Background and composition
After the success of Missundaztood (2001) and its accompanying worldwide Party Tour, Pink began work on her third studio album. Wanting to expand more on the rock sound she explored with Missundaztood, Pink sought out producers and writers that had experience within the genre. Most of the tracks on Try This were produced and co-written by punk band Rancid singer and guitarist Tim Armstrong, whom Pink met through a mutual friend at a Transplants video shoot. The two hit it off and Pink ended up co-writing ten songs with him in a week when Transplants were on a tour with the Foo Fighters. Eight of these tracks appeared on Try This, which also features three songs written with Linda Perry, who co-wrote much of Missundaztood, Pink's second album. The album includes a collaboration with electroclash artist Peaches, "Oh My God", and Pink's contribution to the Charlie's Angels: Full Throttle film soundtrack, "Feel Good Time" (produced by and featuring William Orbit), as a non-U.S. bonus track.

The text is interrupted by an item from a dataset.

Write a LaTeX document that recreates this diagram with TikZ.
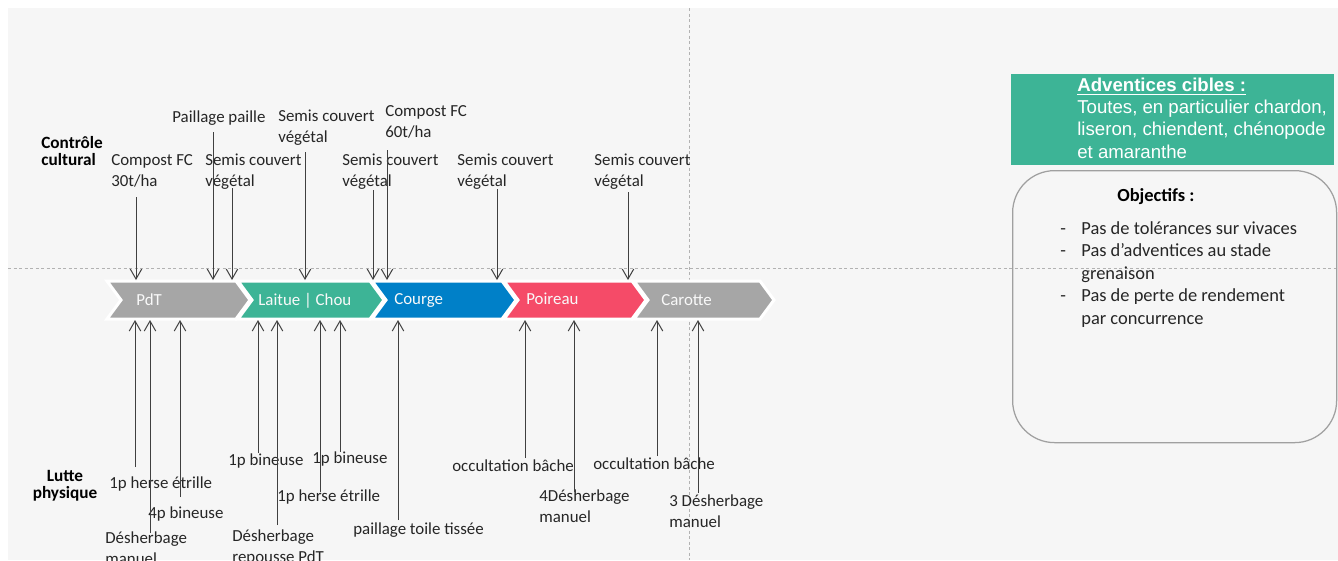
\documentclass[tikz,border=0pt]{standalone}
\usepackage{fontspec}
\setmainfont{Carlito}
\newfontfamily\arialfont{Liberation Sans}
\usetikzlibrary{arrows.meta}
\definecolor{ashgray}{RGB}{166, 166, 166}
\definecolor{jade}{RGB}{61, 180, 150}
\definecolor{ocean}{RGB}{0, 128, 200}
\definecolor{coral}{RGB}{245, 75, 104}
\definecolor{paper}{RGB}{246, 246, 246}
\definecolor{inkgray}{RGB}{64, 64, 64}
\definecolor{textgray}{RGB}{38, 38, 38}
\definecolor{dashgray}{RGB}{178, 178, 178}
\definecolor{framegray}{RGB}{160, 160, 160}

\tikzset{
  arr/.style={draw=inkgray, line width=0.2mm, -{Straight Barb[length=2mm,width=2.3mm]}},
  lbl/.style={text=textgray, inner sep=0pt, align=left, anchor=base west, font=\fontsize{9.6}{11.4}\selectfont},
  sidelbl/.style={text=black, inner sep=0pt, align=center, anchor=base, font=\bfseries\fontsize{9.8}{9.4}\selectfont},
  cropbox/.style={fill=#1, draw=white, line width=0.6mm},
  croplbl/.style={text=white!95!gray, inner sep=0pt, anchor=base west, font=\fontsize{9.6}{11}\selectfont},
  guideline/.style={draw=dashgray, line width=0.2mm, dash pattern=on 0.6mm off 0.5mm}
}

\begin{document}
\begin{tikzpicture}[x=0.2mm, y=-0.2mm]
            \useasboundingbox (0,0) rectangle (1338,560);
            \clip (0,0) rectangle (1338,560);
            \fill[paper] (8,8) rectangle (1338,560);
            % Guide lines
            \draw[guideline] (8,268) -- (1338,268);
            \draw[guideline] (689,8) -- (689,560);
            % Rotation
            \filldraw[cropbox=ashgray] (107,281) -- (236,281) -- (250,300) -- (236,319) -- (107,319) -- (121,300) -- cycle;
            \filldraw[cropbox=jade]    (238,281) -- (370,281) -- (384,300) -- (370,319) -- (238,319) -- (252,300) -- cycle;
            \filldraw[cropbox=ocean]   (372,281) -- (502,281) -- (516,300) -- (502,319) -- (372,319) -- (386,300) -- cycle;
            \filldraw[cropbox=coral]   (504,281) -- (632,281) -- (646,300) -- (632,319) -- (504,319) -- (518,300) -- cycle;
            \filldraw[cropbox=ashgray] (634,281) -- (760,281) -- (774,300) -- (760,319) -- (634,319) -- (648,300) -- cycle;
            \node (pdt)     [croplbl] at (136,305) {PdT};
            \node (laitue)  [croplbl] at (258,305) {Laitue | Chou};
            \node (courge)  [croplbl] at (394,304) {Courge};
            \node (poireau) [croplbl] at (526,304) {Poireau};
            \node (carotte) [croplbl] at (661,305) {Carotte};
            \coordinate (bandtop) at (0,280);
            \coordinate (bandbot) at (0,320);
            % Row titles (base = last line)
            \node (controle) [sidelbl, align=left, anchor=base west] at (41,165) {Contrôle\\cultural};
            \node (lutte)    [sidelbl] at (65,498) {Lutte\\physique};
            % Controle cultural
            \node (compost30) [lbl] at (111,186) {Compost FC\\30t/ha};
            \node (paille)    [lbl] at (172,122) {Paillage paille};
            \node (semisA)    [lbl] at (205,186) {Semis couvert\\végétal};
            \node (semisB)    [lbl] at (278,142) {Semis couvert\\végétal};
            \node (semisC)    [lbl] at (342,186) {Semis couvert\\végétal};
            \node (compost60) [lbl] at (385,137) {Compost FC\\60t/ha};
            \node (semisD)    [lbl] at (457,186) {Semis couvert\\végétal};
            \node (semisE)    [lbl] at (594,186) {Semis couvert\\végétal};
            \coordinate (tcompost30) at (136,197);
            \coordinate (tpaille)    at (213,132);
            \coordinate (tsemisA)    at (232,188);
            \coordinate (tsemisB)    at (305,152);
            \coordinate (tsemisC)    at (373,190);
            \coordinate (tcompost60) at (387,150);
            \coordinate (tsemisD)    at (497,189);
            \coordinate (tsemisE)    at (628,192);
            \draw[arr] (tcompost30) -- (tcompost30 |- bandtop);
            \draw[arr] (tpaille)    -- (tpaille    |- bandtop);
            \draw[arr] (tsemisA)    -- (tsemisA    |- bandtop);
            \draw[arr] (tsemisB)    -- (tsemisB    |- bandtop);
            \draw[arr] (tsemisC)    -- (tsemisC    |- bandtop);
            \draw[arr] (tcompost60) -- (tcompost60 |- bandtop);
            \draw[arr] (tsemisD)    -- (tsemisD    |- bandtop);
            \draw[arr] (tsemisE)    -- (tsemisE    |- bandtop);
            % Lutte physique
            \node (herseA)    [lbl] at (109,488) {1p herse étrille};
            \node (manuelA)   [lbl] at (105,564) {Désherbage\\manuel};
            \node (bineuseA)  [lbl] at (148,518) {4p bineuse};
            \node (bineuseB)  [lbl] at (228,465) {1p bineuse};
            \node (repousse)  [lbl] at (232,562) {Désherbage\\repousse PdT};
            \node (herseB)    [lbl] at (277,501) {1p herse étrille};
            \node (bineuseC)  [lbl] at (312,463) {1p bineuse};
            \node (toile)     [lbl] at (353,534) {paillage toile tissée};
            \node (bacheA)    [lbl] at (452,471) {occultation bâche};
            \node (manuelB)   [lbl] at (539,522) {4Désherbage\\manuel};
            \node (bacheB)    [lbl] at (593,469) {occultation bâche};
            \node (manuelC)   [lbl] at (669,527) {3 Désherbage\\manuel};
            \coordinate (therseA)   at (135,467);
            \coordinate (tmanuelA)  at (150,533);
            \coordinate (tbineuseA) at (180,497);
            \coordinate (tbineuseB) at (258,453);
            \coordinate (trepousse) at (277,525);
            \coordinate (therseB)   at (320,492);
            \coordinate (tbineuseC) at (340,452);
            \coordinate (ttoile)    at (398,520);
            \coordinate (tbacheA)   at (525,458);
            \coordinate (tmanuelB)  at (574,492);
            \coordinate (tbacheB)   at (657,456);
            \coordinate (tmanuelC)  at (698,493);
            \draw[arr] (therseA)   -- (therseA   |- bandbot);
            \draw[arr] (tmanuelA)  -- (tmanuelA  |- bandbot);
            \draw[arr] (tbineuseA) -- (tbineuseA |- bandbot);
            \draw[arr] (tbineuseB) -- (tbineuseB |- bandbot);
            \draw[arr] (trepousse) -- (trepousse |- bandbot);
            \draw[arr] (therseB)   -- (therseB   |- bandbot);
            \draw[arr] (tbineuseC) -- (tbineuseC |- bandbot);
            \draw[arr] (ttoile)    -- (ttoile    |- bandbot);
            \draw[arr] (tbacheA)   -- (tbacheA   |- bandbot);
            \draw[arr] (tmanuelB)  -- (tmanuelB  |- bandbot);
            \draw[arr] (tbacheB)   -- (tbacheB   |- bandbot);
            \draw[arr] (tmanuelC)  -- (tmanuelC  |- bandbot);
            % Adventices cibles
            \node (cibles) [fill=jade, inner sep=0pt, minimum width=64.6mm, minimum height=18.2mm, anchor=north west] at (1011,74) {};
            \node (ciblestxt) [text=white, inner sep=0pt, align=left, anchor=base west, font=\arialfont\fontsize{10.6}{12.6}\selectfont] at (1077,158)
                 {\textbf{\underline{Adventices cibles :}}\\Toutes, en particulier chardon,\\liseron, chiendent, chénopode\\et amaranthe};
            % Objectifs
            \node (objbox) [draw=framegray, line width=0.25mm, rounded corners=8.4mm, inner sep=0pt, minimum width=64.8mm, minimum height=54.4mm, anchor=north west] at (1012,170) {};
            \node (objtitle) [text=black, inner sep=0pt, anchor=base west, font=\bfseries\fontsize{10.5}{12}\selectfont] at (1117,201) {Objectifs :};
            \node (objlist) [text=textgray, inner sep=0pt, align=left, anchor=base west, font=\fontsize{10.5}{12.8}\selectfont] at (1060,324)
                 {\makebox[4.2mm][l]{-}Pas de tolérances sur vivaces\\
                  \makebox[4.2mm][l]{-}Pas d{\char39}adventices au stade\\
                  \hspace*{4.2mm}grenaison\\
                  \makebox[4.2mm][l]{-}Pas de perte de rendement\\
                  \hspace*{4.2mm}par concurrence};
        \end{tikzpicture}
\end{document}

Try This was Pink's final studio album under Arista Records. In 2006, Pink said that she was unhappy with the way the label wanted her to make an album after the success of M!ssundaztood. "I was kind of rebelling against the label on that one," she said. "I was going: 'You want a record? Fine, I'll write 10 songs in a week for your fuckin' record and you can press it up and put it out.'"[1] She described the promotional campaign for the album as "an awful time. I was walking out of half my interviews crying. I just felt they were putting a quarter in the slot to watch the monkey dance."[1]Try This is Pink's first album to carry a Parental Advisory warning, and therefore her first album released alongside an edited version. The font used throughout the album's artwork is the same that was used for then label-mates Ace of Base's Cruel Summer single.
The album's first single, "Trouble", a song Armstrong original wrote for his band Rancid in 2003, reached number two in Canada and the top ten in the UK and Australia, but it peaked only at number 68 on the U.S. Billboard Hot 100. In 2003, "Catch Me While I'm Sleeping" was issued as a promotional single in the U.S.;[6] in the same period, a promo CD-R acetate of "Humble Neighborhoods" was made available in the UK.[7] Follow-up single "God Is a DJ" failed to chart on the Hot 100, although it reached number 11 in the UK. A third single, "Last to Know", was released exclusively in Europe and peaked at 21 in the UK.
The album received almost entirely positive reviews from critics, with an average Metacritic rating of 71, indicating "generally favorable reviews".[8]AllMusic editor Stephen Thomas Erlewine rated the album four out of five stars. He found that "with Try This, Pink has firmly established a voice of her own, and in doing so, she's made another tremendous modern pop record."[2]Blender critic James Slaughter felt that "with her third album, Pink has smartly navigated a way to be heard over the mass moaning that has followed her [...] The guitars are raunchier, the lyrics more potty-mouthed [but] the music never loses its melodic touch, whether essaying the gutsy rock or glossy Philly R&B balladry."[4] Nick Catucci from The Village Voice noted that the album "dares Pink's huge but hardly guaranteed audience to hear the world her way — without wasting one moment on indulgent experimentation, rote grandstanding, or retreats into conformism [...]" Assisted by soft crusty-punk Tim Armstrong, Try This is a rare leap of faith — a miracle of pop."[15]
David Browne, writing for Entertainment Weekly, gave the album a positive review and called it "A hooky, engaging throwaway that expands Pink's range while holding on fiercely to her irascible inner child." However, he was less impressed with Perry's contributions on Try This, further noting: "Maybe Pink isn't very different from her teen-pop refugees: She's a rebel only to a point, and she's more than willing to compromise her rawness for crossover pop success. Yet while her peers struggle to grime themselves up, Pink and her exuberantly junky pop still stand head and bustier above the rest."[9] However, there were some negative reviews, with Ethan Brown from New York magazine stating that "Pink pitches a brand of seriousness that is pure Lifetime-TV mawkishness,"[16] while Alexis Petridis from The Guardian commented that "Like a lot of pop at the moment, it just sounds like a wan imitation of Pink's second album."[5]
Commercial performance
Try This debuted at number nine on the U.S. Billboard 200 with first-week sales of 147,000 copies, a weaker debut than that of Missundaztood.[17] The album also reached the top ten on album charts in the UK, Canada and Australia. As of March 2007, it had sold 719,000 copies in the U.S. according to Nielsen SoundScan.[18]Try This re-entered the Australian album chart in June 2009.[19]